To calculate the upper limit of a 99% confidence interval for the sample mean, you'll use the formula:

\[ \text{Confidence Interval} = \bar{x} \pm z \left(\frac{\sigma}{\sqrt{n}}\right) \]

Where:

  • \(\bar{x}\) = sample mean
  • \(z\) = z-score corresponding to the desired confidence level
  • \(\sigma\) = population standard deviation (the square root of the variance)
  • \(n\) = sample size

Given the information:

  • Sample mean, \(\bar{x} = 10\)
  • Population variance = 16, thus population standard deviation, \(\sigma = \sqrt{16} = 4\)
  • Sample size, \(n = 36\)

First, we need to find the z-score for a 99% confidence interval.

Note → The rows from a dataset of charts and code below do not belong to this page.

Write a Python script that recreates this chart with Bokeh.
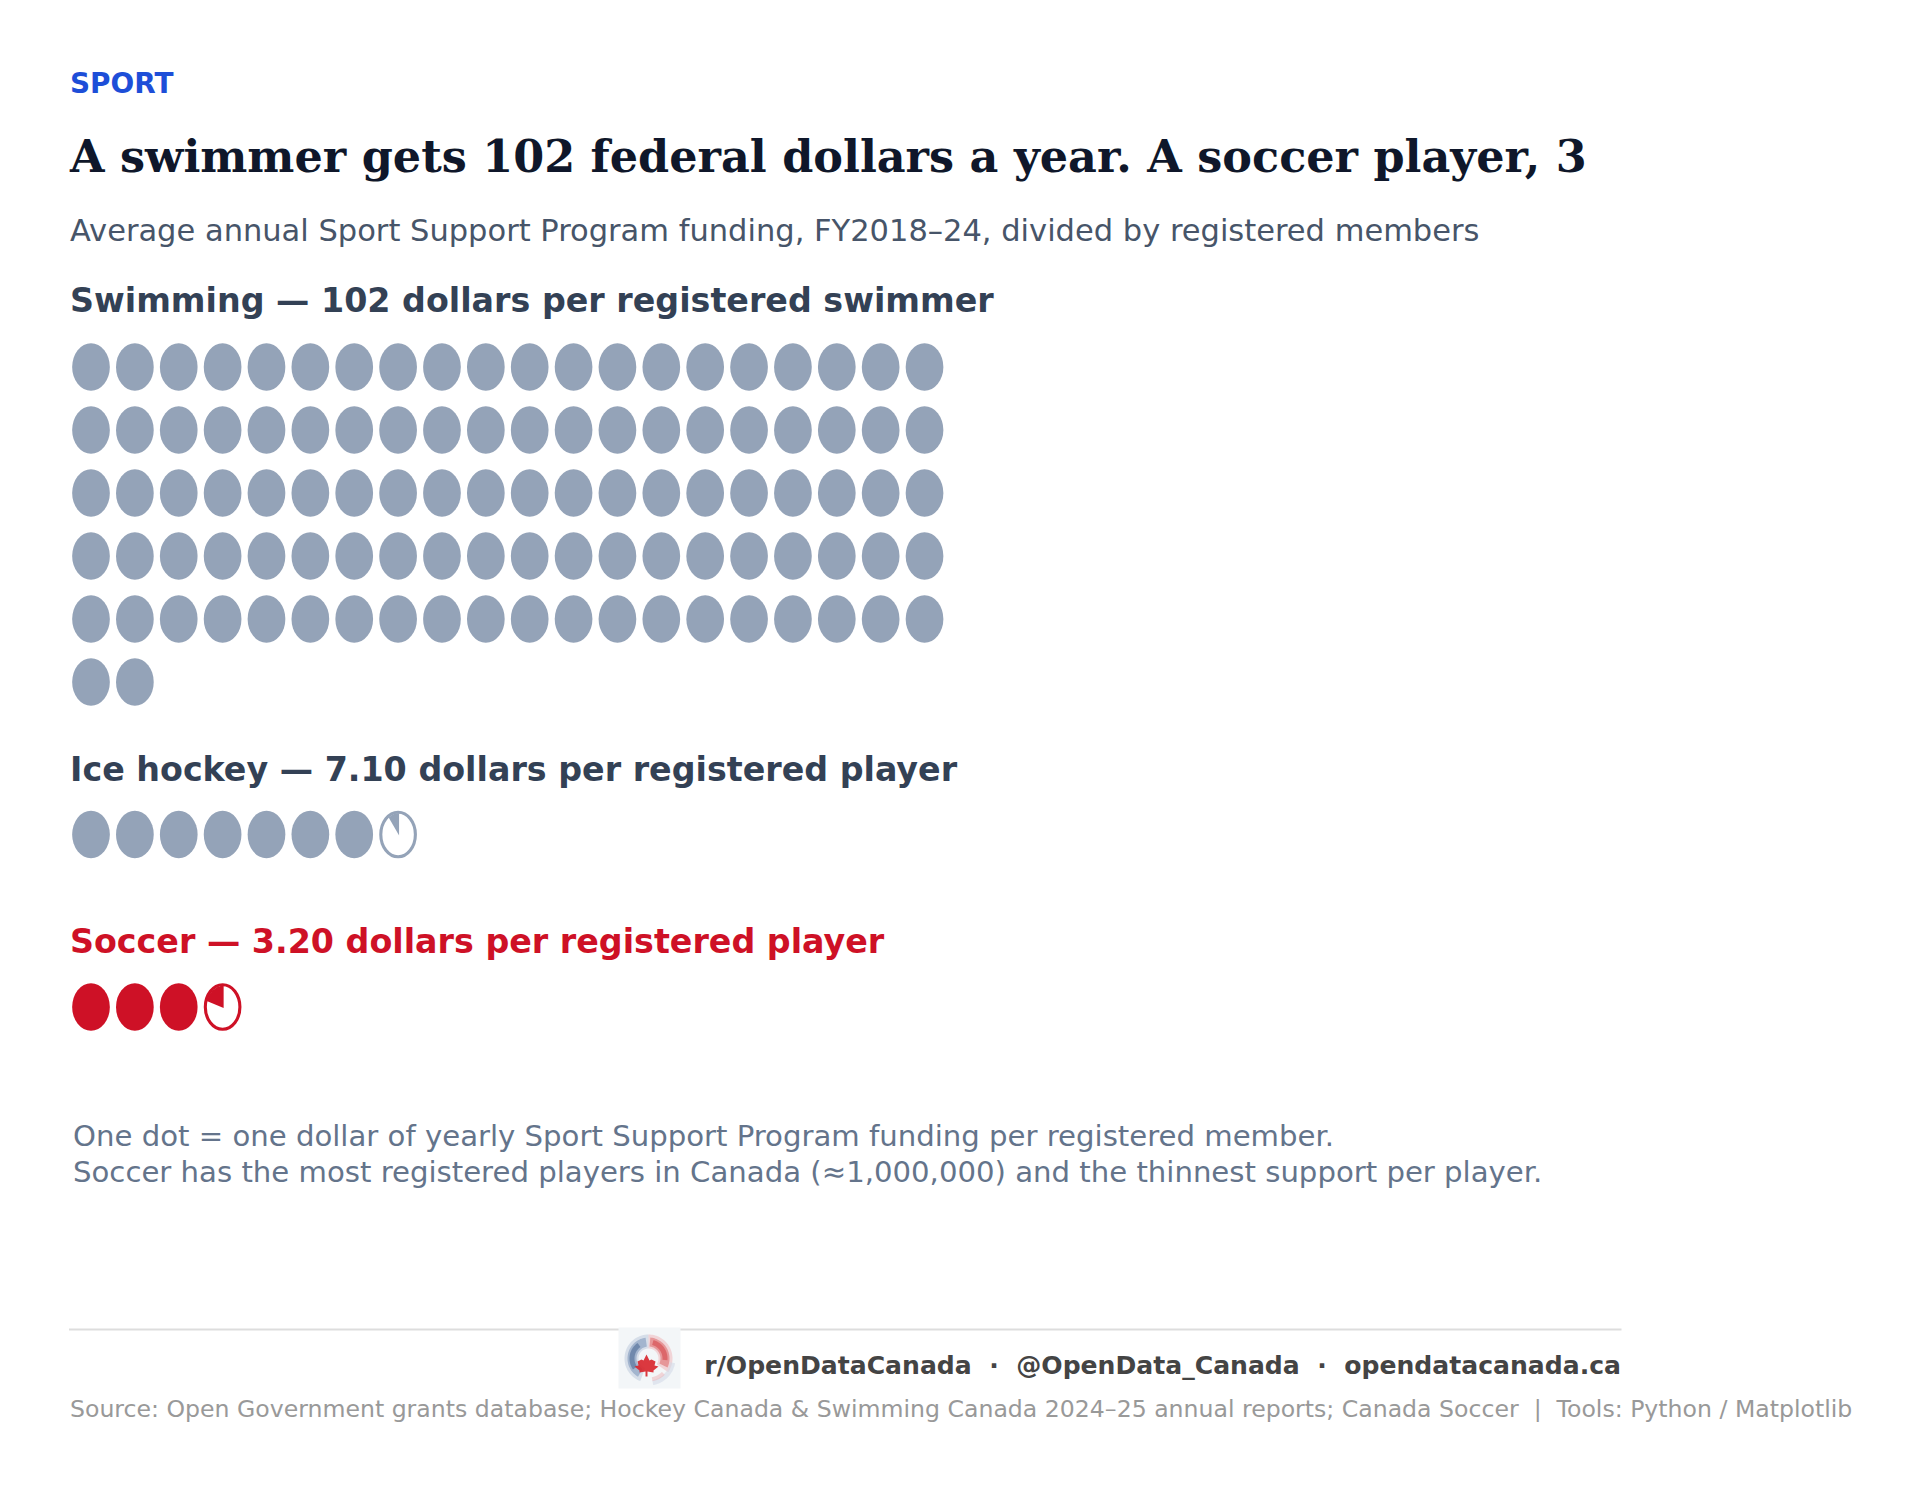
from bokeh.core.properties import value
from bokeh.embed import file_html
from bokeh.models import Range1d
from bokeh.plotting import figure
from bokeh.resources import INLINE
import numpy as np

# Data
sports = ["Swimming", "Ice hockey", "Soccer"]
dollars = [102, 7.10, 3.20]
headings = [
    "Swimming — 102 dollars per registered swimmer",
    "Ice hockey — 7.10 dollars per registered player",
    "Soccer — 3.20 dollars per registered player",
]
kicker = "SPORT"
title = "A swimmer gets 102 federal dollars a year. A soccer player, 3"
subtitle = "Average annual Sport Support Program funding, FY2018–24, divided by registered members"
notes = [
    "One dot = one dollar of yearly Sport Support Program funding per registered member.",
    "Soccer has the most registered players in Canada (≈1,000,000) and the thinnest support per player.",
]
footer = "r/OpenDataCanada \u00a0·\u00a0 @OpenData_Canada \u00a0·\u00a0 opendatacanada.ca"
source = "Source: Open Government grants database; Hockey Canada & Swimming Canada 2024–25 annual reports; Canada Soccer \u00a0|\u00a0 Tools: Python / Matplotlib"

# Layout, in page pixels
W, H = 1907, 1470
per_row = 20
x0, pitch_x, pitch_y = 90.5, 43.87, 63.0
group_y = [366.5, 834.0, 1006.5]
head_y = [310.7, 780, 952]
colors = ["#94a3b8", "#94a3b8", "#ce1126"]
head_colors = ["#334155", "#334155", "#ce1126"]

p = figure(width=W, height=H, x_range=Range1d(0, W), y_range=Range1d(H, 0),
           x_axis_location=None, y_axis_location=None, output_backend="svg",
           toolbar_location=None, min_border=0)
p.grid.visible = False
p.outline_line_color = None


def txt(x, y, s, size, color, font="DejaVu Sans", style="normal", align="left"):
    # the text glyph sits lower than its alphabetic baseline, so lift it
    p.text([x], [y - 0.32 * size], text=[s], text_font=value(font), text_font_size=f"{size}px",
           text_font_style=style, text_color=color, text_align=align, text_baseline="alphabetic")


txt(69.5, 91.7, kicker, 27.9, "#1d4ed8", style="bold")
txt(69.5, 170, title, 44.5, "#0f172a", font="DejaVu Serif", style="bold")
txt(69.5, 240, subtitle, 30.5, "#475569")

# Dots: one per whole dollar, a part-filled one for the cents
for i in range(len(sports)):
    whole = int(dollars[i])
    part = round(dollars[i] - whole, 2)
    xs = [x0 + pitch_x * (k % per_row) for k in range(whole)]
    ys = [group_y[i] + pitch_y * (k // per_row) for k in range(whole)]
    p.ellipse(xs, ys, width=37.7, height=47.7, fill_color=colors[i], line_color=None)
    txt(69.5, head_y[i], headings[i], 33.3, head_colors[i], style="bold")
    if part > 0:
        cx = x0 + pitch_x * whole
        cy = group_y[i]
        p.ellipse([cx], [cy], width=34.6, height=44.6, fill_color="white", line_color=colors[i], line_width=3.1)
        a = np.linspace(0, 2 * np.pi * part, 30)
        px = [cx + 1] + list(cx + 1 - 17.7 * np.sin(a))
        py = [cy + 1] + list(cy + 1 - 22.3 * np.cos(a))
        p.patch(px, py, fill_color=colors[i], line_color=None)

txt(72.5, 1145, notes[0], 29.16, "#64748b")
txt(72.5, 1180.7, notes[1], 29.16, "#64748b")

p.line([68.5, 1621], [1329, 1329], line_color="#dddddd", line_width=2)

# Logo badge
p.quad(left=[618], right=[680], top=[1327], bottom=[1388], fill_color="#f3f6f8", line_color=None)
lx, ly = 648, 1358


def ring(a0, a1, r0, r1, color, alpha):
    a = np.radians(np.linspace(a0, a1, 40))
    px = list(lx + r1 * np.sin(a)) + list(lx + r0 * np.sin(a[::-1]))
    py = list(ly - r1 * np.cos(a)) + list(ly - r0 * np.cos(a[::-1]))
    p.patch(px, py, fill_color=color, fill_alpha=alpha, line_color=None)


ring(200, 360, 10, 24, "#a9bbd2", 0.4)
ring(210, 352, 12, 21, "#6f8bb3", 0.5)
ring(235, 325, 14, 19, "#47658f", 0.55)
ring(0, 125, 10, 24, "#eea3a4", 0.4)
ring(5, 115, 12, 21, "#dc5a5c", 0.5)
ring(15, 95, 14, 19, "#d02c30", 0.45)
ring(100, 170, 22, 27, "#d3dbe7", 0.6)
ring(135, 170, 19, 23, "#eeb2b6", 0.5)
# maple leaf
leaf_x = [0, 3, 5, 9, 8, 12, 7, 7, 1, 1, -1, -1, -7, -7, -12, -8, -9, -5, -3]
leaf_y = [-11, -5, -6, -4, 0, 1, 5, 7, 6, 11, 11, 6, 7, 5, 1, 0, -4, -6, -5]
p.patch([646 + v for v in leaf_x], [1365 + v for v in leaf_y], fill_color="#d8232a", fill_alpha=0.9, line_color=None)

txt(1620.5, 1372.7, footer, 25.1, "#444444", style="bold", align="right")
txt(69.5, 1416, source, 23.6, "#999999")

open("out.html", "w").write(file_html(p, INLINE))
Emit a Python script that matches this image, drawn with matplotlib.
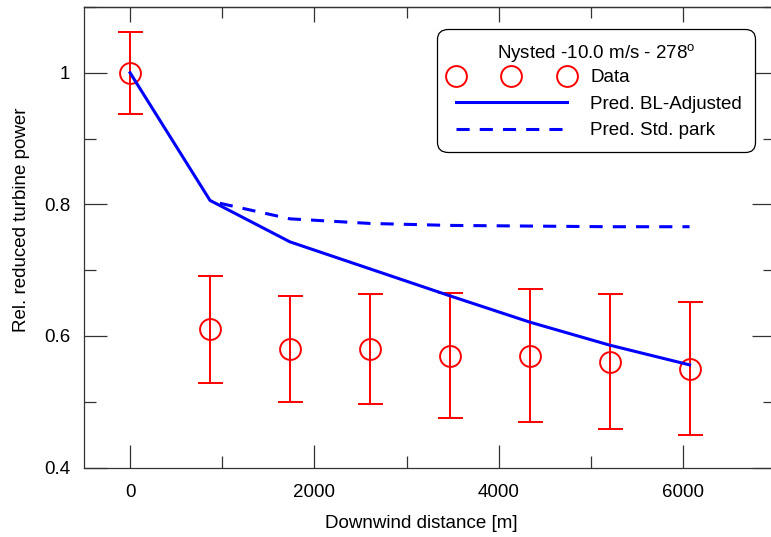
import numpy as np
import matplotlib
matplotlib.use('Agg')
import matplotlib.pyplot as plt
from matplotlib.lines import Line2D
from matplotlib.ticker import MultipleLocator

plt.rcParams['font.family'] = ['Liberation Sans', 'DejaVu Sans']
plt.rcParams['mathtext.fontset'] = 'custom'
plt.rcParams['mathtext.rm'] = 'Liberation Sans'

# turbine positions downwind [m]
distance = [0, 867, 1734, 2601, 3468, 4335, 5202, 6069]
data_power = [1.0, 0.61, 0.58, 0.58, 0.57, 0.57, 0.561, 0.55]
data_err = [0.062, 0.081, 0.08, 0.083, 0.095, 0.101, 0.103, 0.101]
bl_adjusted = [1.0, 0.806, 0.743, 0.702, 0.661, 0.621, 0.586, 0.556]
std_park_dist = [867, 1734, 2601, 3468, 4335, 5202, 6069]
std_park = [0.805, 0.778, 0.771, 0.768, 0.767, 0.766, 0.766]

legend_title = 'Nysted -10.0 m/s - 278$^{\\mathrm{o}}$'
fs = 13.5
gray = '#333333'

fig = plt.figure(figsize=(7.71, 5.37), dpi=100)
# right spine sits just past the image edge
ax = fig.add_axes([84 / 771, 69.5 / 537, 691.4 / 771, 460.5 / 537])

ax.errorbar(distance, data_power, yerr=data_err, fmt='o', color='#ff0000', mfc='none',
            mec='#ff0000', ms=15, mew=1.4, elinewidth=1.4, capsize=9, capthick=1.4, zorder=2)
ax.plot(distance, bl_adjusted, color='#0000ff', lw=2.2, zorder=3)
ax.plot(std_park_dist, std_park, color='#0000ff', lw=2.2, linestyle=(4.3, (4.3, 3.3)), zorder=3)

ax.set_xlim(-500, 7000)
ax.set_ylim(0.4, 1.1)
ax.xaxis.set_major_locator(MultipleLocator(2000))
ax.xaxis.set_minor_locator(MultipleLocator(1000))
ax.yaxis.set_major_locator(MultipleLocator(0.2))
ax.yaxis.set_minor_locator(MultipleLocator(0.1))
ax.set_yticks([0.4, 0.6, 0.8, 1.0])
ax.set_yticklabels(['0.4', '0.6', '0.8', '1'])

for sp in ax.spines.values():
    sp.set_color(gray)
    sp.set_linewidth(0.9)

ax.tick_params(which='both', direction='in', color=gray, width=0.9, labelsize=fs,
               bottom=True, left=True, right=True, top=False)
ax.tick_params(axis='x', which='major', length=16.5, pad=12)
ax.tick_params(axis='x', which='minor', length=8.6)
ax.tick_params(axis='y', which='major', length=16.5, pad=10)
ax.tick_params(axis='y', which='minor', length=8.3)

# shorter ticks along the top
top = ax.secondary_xaxis('top')
top.xaxis.set_major_locator(MultipleLocator(2000))
top.xaxis.set_minor_locator(MultipleLocator(1000))
top.tick_params(which='both', direction='in', color=gray, width=0.9, labeltop=False)
top.tick_params(which='major', length=10.8)
top.tick_params(which='minor', length=8)
top.spines['top'].set_color(gray)
top.spines['top'].set_linewidth(0.9)

ax.set_xlabel('Downwind distance [m]', fontsize=fs)
ax.set_ylabel('Rel. reduced turbine power', fontsize=fs)
ax.xaxis.set_label_coords(0.488, -0.103)
ax.yaxis.set_label_coords(-0.078, 0.5375)

handles = [
    Line2D([], [], marker='o', ls='none', mfc='none', mec='#ff0000', ms=15, mew=1.4),
    Line2D([], [], color='#0000ff', lw=2.2),
    Line2D([], [], color='#0000ff', lw=2.2, linestyle=(0, (4.3, 3.3))),
]
labels = ['Data', 'Pred. BL-Adjusted', 'Pred. Std. park']
leg = ax.legend(handles, labels, title=legend_title, fontsize=fs, title_fontsize=fs,
                loc='upper right', bbox_to_anchor=(755 / 771, 1 - 29 / 537),
                bbox_transform=fig.transFigure, borderaxespad=0, numpoints=3,
                handlelength=6.5, handletextpad=0.95, labelspacing=0.5,
                borderpad=0.7, frameon=True, fancybox=True, framealpha=1)
leg._legend_box.sep = 3.0  # tighter gap under the title
frame = leg.get_frame()
frame.set_edgecolor('black')
frame.set_linewidth(0.9)
frame.set_boxstyle('round,pad=0,rounding_size=0.55')

fig.savefig('out.png', dpi=100)
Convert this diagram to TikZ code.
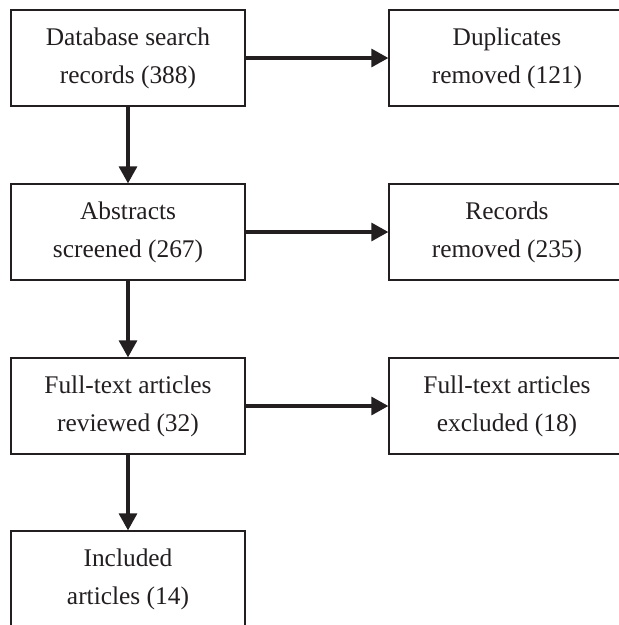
\documentclass[tikz,border=0pt]{standalone}
\usepackage{fontspec}
\setmainfont{Liberation Serif}
\usetikzlibrary{arrows.meta}
\definecolor{ink}{RGB}{35,31,32}
\begin{document}
\begin{tikzpicture}[x=1pt,y=-1pt,
  box/.style={draw=ink, line width=1.3pt, minimum width=234pt, minimum height=96pt,
    inner sep=0pt, align=center, text=ink, font=\fontsize{25.4}{38}\selectfont},
  rbox/.style={box, minimum width=236pt},
  flow/.style={draw=ink, line width=3.2pt, -{Triangle[length=17pt,width=18pt]}}]
\clip (0,0) rectangle (619,625);
\fill[white] (0,0) rectangle (619,625);
\node[box] (a) at (128,58) {Database search\\records (388)};
\node[box] (b) at (128,232) {Abstracts\\screened (267)};
\node[box] (c) at (128,406) {Full-text articles\\reviewed (32)};
\node[box] (d) at (128,579) {Included\\articles (14)};
\node[rbox] (ra) at (507,58) {Duplicates\\removed (121)};
\node[rbox] (rb) at (507,232) {Records\\removed (235)};
\node[rbox] (rc) at (507,406) {Full-text articles\\excluded (18)};
\draw[flow] (a) -- (b);
\draw[flow] (b) -- (c);
\draw[flow] (c) -- (d);
\draw[flow] (a) -- (ra);
\draw[flow] (b) -- (rb);
\draw[flow] (c) -- (rc);
\end{tikzpicture}
\end{document}
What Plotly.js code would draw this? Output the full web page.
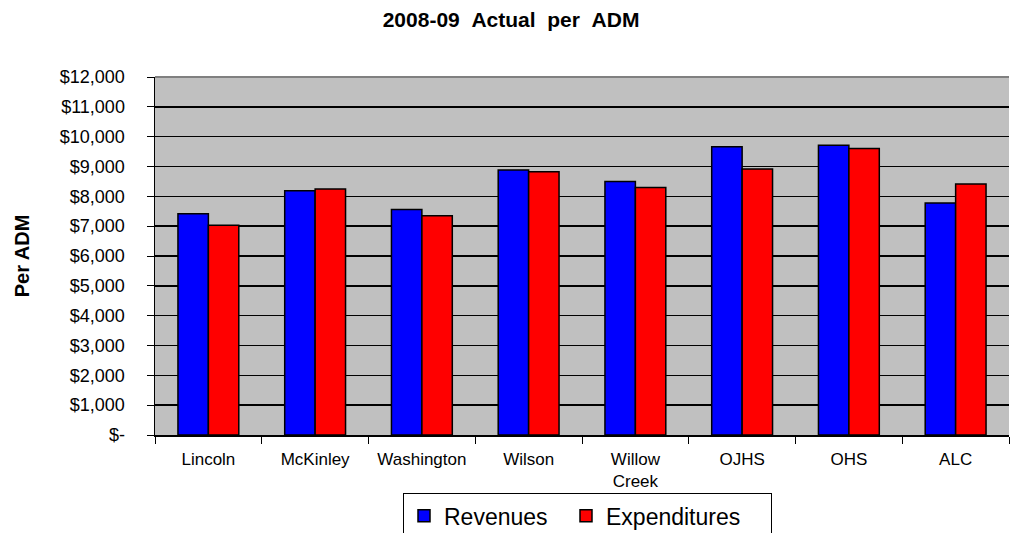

For a two-tailed test at 99% confidence, the significance level (\(\alpha\)) is 0.01, meaning that each tail has 0.005. Using the z-table, the z-score for 0.005 in the upper tail (or 99% confidence) is approximately \(z \approx 2.576\).

Now we can calculate the standard error (SE):

\[ SE = \frac{\sigma}{\sqrt{n}} = \frac{4}{\sqrt{36}} = \frac{4}{6} = \frac{2}{3} \approx 0.6667 \]

Now calculate the margin of error (ME):

\[ ME = z \cdot SE = 2.576 \cdot 0.6667 \approx 1.7187 \]

Finally, we find the upper limit of the confidence interval:

\[ \text{Upper Limit} = \bar{x} + ME = 10 + 1.7187 \approx 11.7187 \]

Thus, the upper limit for the 99% confidence interval is approximately \(11.7187\), not \(8.2827\).

Therefore, the statement is False.